### SET PROBLEM
Retype word for word the first line of the listing and each line after it up to the line with "plt.rcParams['axes.unicode_minus'] = False", with the pictures taken out.

### DATA
####################

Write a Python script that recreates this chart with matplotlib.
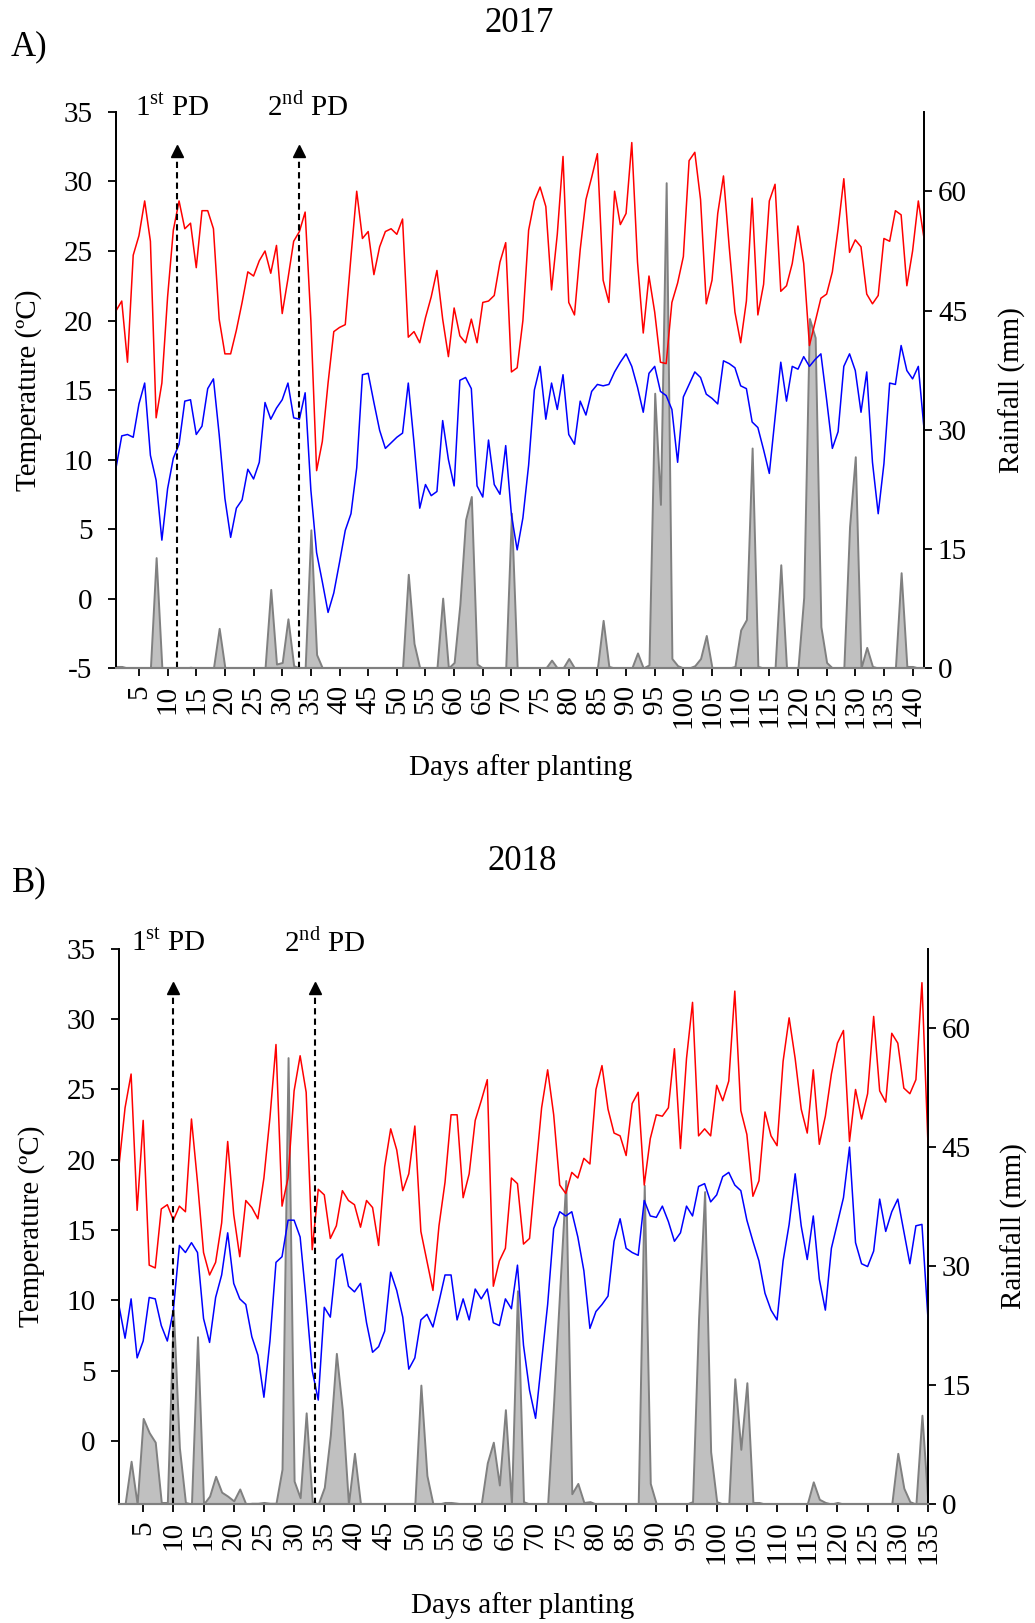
import matplotlib.pyplot as plt

plt.rcParams['font.family'] = ['Liberation Serif', 'DejaVu Serif']
plt.rcParams['mathtext.fontset'] = 'custom'
plt.rcParams['mathtext.rm'] = 'Liberation Serif'
plt.rcParams['axes.unicode_minus'] = False

# ---- 2017 data (days after planting 1..142) ----
days_2017 = list(range(1, 143))
tmax_2017 = [20.7, 21.4, 17.0, 24.7, 26.1, 28.6, 25.7, 13.0, 15.5, 21.7,
             26.5, 28.6, 26.6, 27.0, 23.8, 27.9, 27.9, 26.6, 20.1, 17.6,
             17.6, 19.3, 21.3, 23.5, 23.2, 24.3, 25.0, 23.4, 25.4, 20.5,
             23.0, 25.7, 26.4, 27.8, 20.0, 9.2, 11.3, 15.5, 19.2, 19.5,
             19.7, 24.6, 29.3, 25.9, 26.4, 23.3, 25.3, 26.4, 26.6, 26.2,
             27.3, 18.8, 19.2, 18.4, 20.2, 21.7, 23.6, 20.1, 17.4, 20.9,
             18.9, 18.4, 20.1, 18.4, 21.3, 21.4, 21.8, 24.2, 25.6, 16.3,
             16.6, 20.0, 26.5, 28.6, 29.6, 28.2, 22.2, 26.2, 31.8, 21.3,
             20.4, 25.1, 28.7, 30.3, 32.0, 22.9, 21.3, 29.3, 26.9, 27.7,
             32.8, 24.2, 19.1, 23.2, 20.6, 17.0, 16.9, 21.3, 22.7, 24.6,
             31.5, 32.1, 28.7, 21.2, 22.9, 27.7, 30.4, 25.3, 20.6, 18.4,
             21.4, 28.8, 20.4, 22.6, 28.6, 29.8, 22.1, 22.5, 24.1, 26.8,
             24.1, 18.2, 19.9, 21.6, 21.9, 23.5, 26.6, 30.2, 24.9, 25.8,
             25.3, 21.9, 21.2, 21.8, 25.9, 25.7, 27.9, 27.6, 22.5, 25.0,
             28.6, 25.9]
tmin_2017 = [9.4, 11.7, 11.8, 11.6, 14.0, 15.5, 10.3, 8.5, 4.2, 7.9,
             10.1, 11.1, 14.2, 14.3, 11.8, 12.4, 15.1, 15.8, 11.8, 7.2,
             4.4, 6.5, 7.1, 9.3, 8.6, 9.8, 14.1, 12.9, 13.7, 14.3,
             15.5, 13.0, 12.9, 14.8, 7.8, 3.3, 1.2, -1.0, 0.4, 2.6,
             4.9, 6.1, 9.4, 16.1, 16.2, 14.1, 12.1, 10.8, 11.2, 11.6,
             11.9, 15.5, 11.2, 6.5, 8.2, 7.4, 7.7, 12.8, 10.0, 8.1,
             15.7, 15.9, 15.1, 8.1, 7.3, 11.4, 8.2, 7.5, 11.0, 6.0,
             3.5, 5.8, 9.6, 15.0, 16.7, 12.9, 15.5, 13.6, 16.1, 11.8,
             11.1, 14.2, 13.2, 14.9, 15.4, 15.3, 15.4, 16.3, 17.0, 17.6,
             16.7, 15.2, 13.4, 16.2, 16.7, 14.9, 14.6, 13.6, 9.8, 14.5,
             15.4, 16.3, 15.9, 14.7, 14.4, 14.0, 17.1, 16.9, 16.6, 15.3,
             15.1, 12.7, 12.3, 10.7, 9.0, 13.0, 17.0, 14.2, 16.7, 16.5,
             17.4, 16.7, 17.2, 17.6, 14.3, 10.8, 12.0, 16.7, 17.6, 16.4,
             13.4, 16.3, 9.8, 6.1, 9.7, 15.5, 15.4, 18.2, 16.4, 15.8,
             16.7, 12.2]
rain_2017 = [0.2, 0.2, 0, 0, 0, 0, 0, 13.9, 0, 0,
             0, 0, 0, 0.1, 0, 0, 0, 0, 5.0, 0,
             0, 0, 0, 0, 0, 0, 0, 9.9, 0.5, 0.7,
             6.2, 0.3, 0, 0, 17.4, 1.7, 0, 0, 0, 0,
             0, 0, 0, 0, 0, 0, 0, 0, 0, 0,
             0, 11.8, 3.1, 0, 0, 0, 0, 8.8, 0, 0.7,
             8.0, 18.7, 21.6, 0.5, 0, 0, 0, 0, 0, 19.5,
             0, 0, 0, 0, 0, 0, 1.0, 0, 0, 1.2,
             0, 0, 0, 0, 0, 6.0, 0.2, 0, 0, 0,
             0, 1.9, 0, 0.4, 34.6, 20.6, 61.1, 1.2, 0.3, 0,
             0, 0.3, 1.2, 4.1, 0, 0, 0, 0, 0.2, 4.8,
             6.1, 27.7, 0.2, 0, 0, 0, 13.0, 0, 0, 0,
             8.9, 44.0, 41.6, 5.2, 0.7, 0, 0, 0, 17.8, 26.6,
             0, 2.6, 0.2, 0, 0, 0, 0, 12.0, 0.2, 0.2,
             0, 0]
pd_2017 = [11.6, 33.0]
pd_label_x_2017 = [10.8, 34.4]

# ---- 2018 data (days after planting 1..135) ----
days_2018 = list(range(1, 136))
tmax_2018 = [19.6, 23.7, 26.1, 16.4, 22.8, 12.5, 12.3, 16.5, 16.8, 15.7,
             16.7, 16.3, 22.9, 18.4, 13.4, 11.8, 12.7, 15.5, 21.3, 16.1,
             13.1, 17.1, 16.6, 15.8, 18.7, 23.0, 28.2, 16.7, 18.7, 24.9,
             27.4, 24.8, 13.6, 17.9, 17.5, 14.4, 15.3, 17.8, 17.1, 16.8,
             15.2, 17.1, 16.6, 13.9, 19.5, 22.2, 20.7, 17.8, 19.0, 22.4,
             14.9, 12.8, 10.7, 15.3, 18.4, 23.2, 23.2, 17.3, 19.0, 22.8,
             24.2, 25.7, 11.0, 12.8, 13.7, 18.7, 18.3, 14.0, 14.4, 19.1,
             23.7, 26.4, 23.2, 18.2, 17.6, 19.1, 18.7, 20.1, 19.7, 25.0,
             26.7, 23.6, 21.9, 21.7, 20.3, 24.0, 24.8, 18.2, 21.5, 23.2,
             23.1, 23.7, 27.9, 20.8, 27.2, 31.2, 21.7, 22.2, 21.7, 25.3,
             24.2, 25.6, 32.0, 23.5, 21.8, 17.4, 18.5, 23.4, 21.7, 21.0,
             27.0, 30.1, 27.2, 23.6, 21.9, 26.4, 21.1, 23.1, 26.1, 28.3,
             29.2, 21.3, 25.0, 22.9, 24.7, 30.2, 24.9, 24.1, 29.0, 28.3,
             25.1, 24.7, 25.7, 32.6, 21.1]
tmin_2018 = [9.6, 7.3, 10.1, 5.9, 7.1, 10.2, 10.1, 8.2, 7.1, 9.3,
             13.9, 13.4, 14.1, 13.4, 8.7, 7.0, 10.2, 11.8, 14.8, 11.2,
             10.1, 9.7, 7.4, 6.1, 3.1, 7.1, 12.7, 13.1, 15.7, 15.7,
             14.5, 10.0, 5.0, 2.9, 9.5, 8.8, 12.9, 13.3, 11.0, 10.6,
             11.2, 8.4, 6.3, 6.7, 7.8, 12.0, 10.7, 8.8, 5.1, 5.9,
             8.6, 9.0, 8.1, 9.9, 11.8, 11.8, 8.6, 10.1, 8.6, 10.8,
             10.1, 10.8, 8.4, 8.2, 10.1, 9.4, 12.5, 6.8, 3.6, 1.6,
             5.7, 9.7, 15.1, 16.3, 16.0, 16.3, 14.5, 12.1, 8.0, 9.2,
             9.7, 10.3, 14.2, 15.8, 13.7, 13.4, 13.2, 17.1, 16.0, 15.9,
             16.7, 15.6, 14.2, 14.8, 16.7, 16.0, 18.1, 18.3, 17.0, 17.5,
             18.8, 19.1, 18.2, 17.8, 15.7, 14.2, 12.8, 10.5, 9.3, 8.6,
             12.8, 15.4, 19.0, 15.3, 12.9, 16.0, 11.5, 9.3, 13.7, 15.5,
             17.3, 20.9, 14.1, 12.6, 12.4, 13.5, 17.2, 14.9, 16.3, 17.2,
             14.9, 12.6, 15.3, 15.4, 8.7]
rain_2018 = [0, 0, 5.4, 0, 10.8, 9.0, 7.8, 0.2, 0.2, 24.5,
             7.1, 0.2, 0, 21.1, 0, 1.0, 3.5, 1.5, 1.0, 0.4,
             1.9, 0, 0.1, 0.1, 0.2, 0.1, 0.1, 4.4, 56.3, 2.9,
             0.8, 11.5, 0.3, 0, 2.1, 8.7, 19.0, 11.8, 0, 6.4,
             0, 0, 0, 0, 0, 0, 0, 0, 0, 0,
             15.0, 3.6, 0, 0, 0.2, 0.2, 0.1, 0, 0, 0,
             0, 5.2, 7.8, 2.4, 11.9, 0, 26.9, 0.3, 0, 0,
             0, 0, 13.0, 27.0, 40.8, 1.3, 2.6, 0.2, 0.3, 0,
             0, 0, 0, 0, 0, 0, 0, 40.2, 2.6, 0,
             0, 0, 0, 0, 0, 0.3, 23.4, 39.4, 6.6, 0.3,
             0, 0, 15.8, 6.9, 15.3, 0.2, 0.2, 0, 0, 0,
             0, 0, 0, 0, 0, 2.8, 0.6, 0.2, 0, 0.2,
             0, 0, 0, 0, 0, 0, 0, 0, 0, 6.4,
             2.0, 0.3, 0, 11.2, 0]
pd_2018 = [10.0, 33.5]
pd_label_x_2018 = [9.2, 35.0]

pd_labels = ['1$^{\\mathrm{st}}$ PD', '2$^{\\mathrm{nd}}$ PD']
temp_ticks_2017 = [-5, 0, 5, 10, 15, 20, 25, 30, 35]
temp_ticks_2018 = [0, 5, 10, 15, 20, 25, 30, 35]
rain_ticks = [0, 15, 30, 45, 60]

fs = 21
fig = plt.figure(figsize=(10.35, 16.23), dpi=100)


def panel(rect, days, tmax, tmin, rain, pds, pd_x, ymin, yticks, label_y):
    ax = fig.add_axes(rect)
    ax2 = ax.twinx()
    ax2.fill_between(days, rain, 0, facecolor='#c0c0c0', edgecolor='#808080',
                     linewidth=1.4)
    ax2.set_ylim(0, 70)
    ax2.set_yticks(rain_ticks)
    ax.set_zorder(ax2.get_zorder() + 1)
    ax.patch.set_visible(False)

    ax.plot(days, tmax, color='#ff0000', lw=1.1)
    ax.plot(days, tmin, color='#0000ff', lw=1.1)

    # planting dates: dashed arrows with labels above
    for p, lx, txt in zip(pds, pd_x, pd_labels):
        ax.plot([p, p], [ymin, 32.0], ls=(0, (3, 2)), color='k', lw=1.5)
        ax.plot(p, 32.2, marker='^', color='k', ms=8)
        ax.text(lx, label_y, txt, ha='center', va='center', fontsize=fs,
                clip_on=False)

    ax.set_xlim(days[0], days[-1])
    ax.set_xticks(list(range(5, days[-1] + 1, 5)))
    ax.set_ylim(ymin, 35)
    ax.set_yticks(yticks)

    for a in (ax, ax2):
        a.spines['top'].set_visible(False)
        for s in ('left', 'right'):
            a.spines[s].set_linewidth(1.3)
        a.spines['bottom'].set_color('#808080')
        a.spines['bottom'].set_linewidth(1.5)
    ax.tick_params(axis='x', labelrotation=90, labelsize=fs, length=6,
                   width=1.3, pad=6)
    ax.tick_params(axis='y', labelsize=fs, length=6, width=1.3, pad=11)
    ax2.tick_params(axis='y', labelsize=fs, length=6, width=1.3, pad=4)
    return ax


panel([0.1121, 0.5884, 0.7807, 0.3426], days_2017, tmax_2017, tmin_2017,
      rain_2017, pd_2017, pd_label_x_2017, -5, temp_ticks_2017, 35.3)
panel([0.1150, 0.0733, 0.7816, 0.3420], days_2018, tmax_2018, tmin_2018,
      rain_2018, pd_2018, pd_label_x_2018, -4.5, temp_ticks_2018, 35.4)

# titles, panel letters and axis titles
fig.text(0.502, 0.9858, '2017', ha='center', va='center', fontsize=25)
fig.text(0.028, 0.971, 'A)', ha='center', va='center', fontsize=25)
fig.text(0.505, 0.4695, '2018', ha='center', va='center', fontsize=25)
fig.text(0.028, 0.456, 'B)', ha='center', va='center', fontsize=25)

fig.text(0.503, 1 - 768 / 1623, 'Days after planting', ha='center',
         va='center', fontsize=fs)
fig.text(0.505, 1 - 1606 / 1623, 'Days after planting', ha='center',
         va='center', fontsize=fs)
fig.text(0.028, 1 - 390 / 1623, 'Temperature (ºC)', ha='center',
         va='center', rotation=90, fontsize=fs)
fig.text(0.030, 1 - 1226 / 1623, 'Temperature (ºC)', ha='center',
         va='center', rotation=90, fontsize=fs)
fig.text(0.978, 1 - 390 / 1623, 'Rainfall (mm)', ha='center', va='center',
         rotation=90, fontsize=fs)
fig.text(0.980, 1 - 1226 / 1623, 'Rainfall (mm)', ha='center', va='center',
         rotation=90, fontsize=fs)

fig.savefig('out.png', dpi=100)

####################

### RESPONSE
Write a Python script that recreates this chart with matplotlib.
import matplotlib.pyplot as plt

plt.rcParams['font.family'] = ['Liberation Serif', 'DejaVu Serif']
plt.rcParams['mathtext.fontset'] = 'custom'
plt.rcParams['mathtext.rm'] = 'Liberation Serif'
plt.rcParams['axes.unicode_minus'] = False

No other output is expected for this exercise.